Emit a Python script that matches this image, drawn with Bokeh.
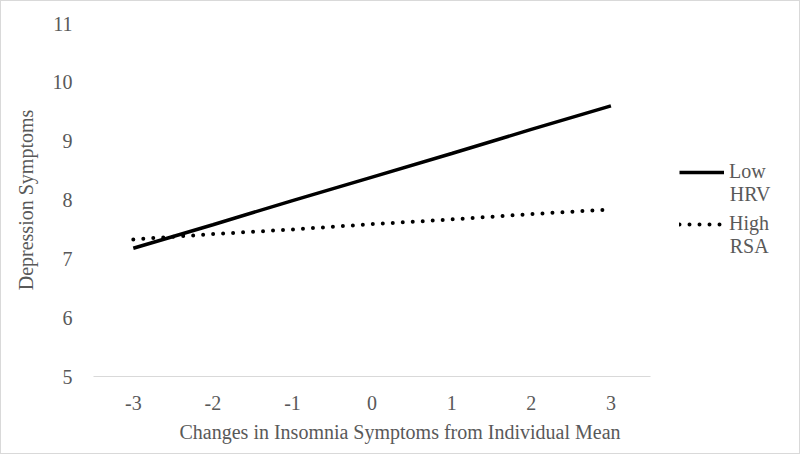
from bokeh.plotting import figure
from bokeh.models import Legend, LegendItem, FixedTicker, Range1d, Label, NumeralTickFormatter, Title
from bokeh.embed import file_html
from bokeh.resources import INLINE

x_vals = [-3, -2, -1, 0, 1, 2, 3]
low_hrv = [7.18, 7.58, 7.99, 8.39, 8.79, 9.20, 9.60]
high_rsa = [7.33, 7.42, 7.50, 7.59, 7.67, 7.76, 7.84]
y_ticks = [5, 6, 7, 8, 9, 10, 11]
series_first = ["Low", "High"]
series_second = ["HRV", "RSA"]
x_title = "Changes in Insomnia Symptoms from Individual Mean"
y_title = "Depression Symptoms"

FONT = "Liberation Serif"
GRAY = "#595959"
FS = "20px"

# frame spans from the y axis to the right edge so the legend is not clipped;
# the x axis line itself is limited with bounds to -3.5..3.5
p = figure(width=800, height=454, output_backend="svg", toolbar_location=None,
           x_range=Range1d(-3.5, 5.394), y_range=Range1d(5, 11),
           min_border_left=92, min_border_right=0, min_border_top=22, min_border_bottom=79)
p.outline_line_color = None
p.xgrid.grid_line_color = None
p.ygrid.grid_line_color = None
p.styles = {"border": "1px solid #d9d9d9", "box-sizing": "border-box"}

r1 = p.line(x_vals, low_hrv, line_color="black", line_width=3.5, line_cap="butt")
r2 = p.line(x_vals, high_rsa, line_color="black", line_width=4, line_cap="round", line_dash="0 10")

p.xaxis.ticker = FixedTicker(ticks=x_vals)
p.yaxis.ticker = FixedTicker(ticks=y_ticks)
p.xaxis.formatter = NumeralTickFormatter(format="0")
p.xaxis.bounds = (-3.5, 3.5)
for ax in (p.xaxis[0], p.yaxis[0]):
    ax.major_tick_line_color = None
    ax.minor_tick_line_color = None
    ax.major_label_text_font = FONT
    ax.major_label_text_color = GRAY
    ax.major_label_text_font_size = FS
    ax.axis_label_text_font = FONT
    ax.axis_label_text_color = GRAY
    ax.axis_label_text_font_size = FS
    ax.axis_label_text_font_style = "normal"
p.xaxis.axis_line_color = "#d9d9d9"
p.xaxis.axis_line_width = 1
p.yaxis.axis_line_color = None
p.yaxis.axis_label = y_title
p.xaxis.major_label_standoff = 13
p.yaxis.major_label_standoff = 15
p.yaxis.axis_label_standoff = 13

p.add_layout(Title(text=x_title, align="left", offset=86, text_font=FONT,
                   text_color=GRAY, text_font_size=FS, text_font_style="normal",
                   standoff=12), "below")

legend = Legend(items=[LegendItem(label=series_first[0], renderers=[r1]),
                       LegendItem(label=series_first[1], renderers=[r2])],
                location=(586, 141), label_text_font=FONT, label_text_color=GRAY,
                label_text_font_size=FS, glyph_width=45, glyph_height=20,
                label_standoff=5, spacing=29, border_line_color=None,
                background_fill_alpha=0, padding=0, margin=0)
p.add_layout(legend, "center")

for txt, yv in zip(series_second, [8.11, 7.21]):
    p.add_layout(Label(x=3.5, y=yv, x_offset=79, text=txt, text_font=FONT,
                       text_color=GRAY, text_font_size=FS, text_baseline="middle"))

open("out.html", "w").write(file_html(p, INLINE))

** Given request **
Give again, word for word, every line from the top of the data through the line with "from bokeh.resources import INLINE", both ends included, and exclude the pictures.

** Finished exercise **
Emit a Python script that matches this image, drawn with Bokeh.
from bokeh.plotting import figure
from bokeh.models import Legend, LegendItem, FixedTicker, Range1d, Label, NumeralTickFormatter, Title
from bokeh.embed import file_html
from bokeh.resources import INLINE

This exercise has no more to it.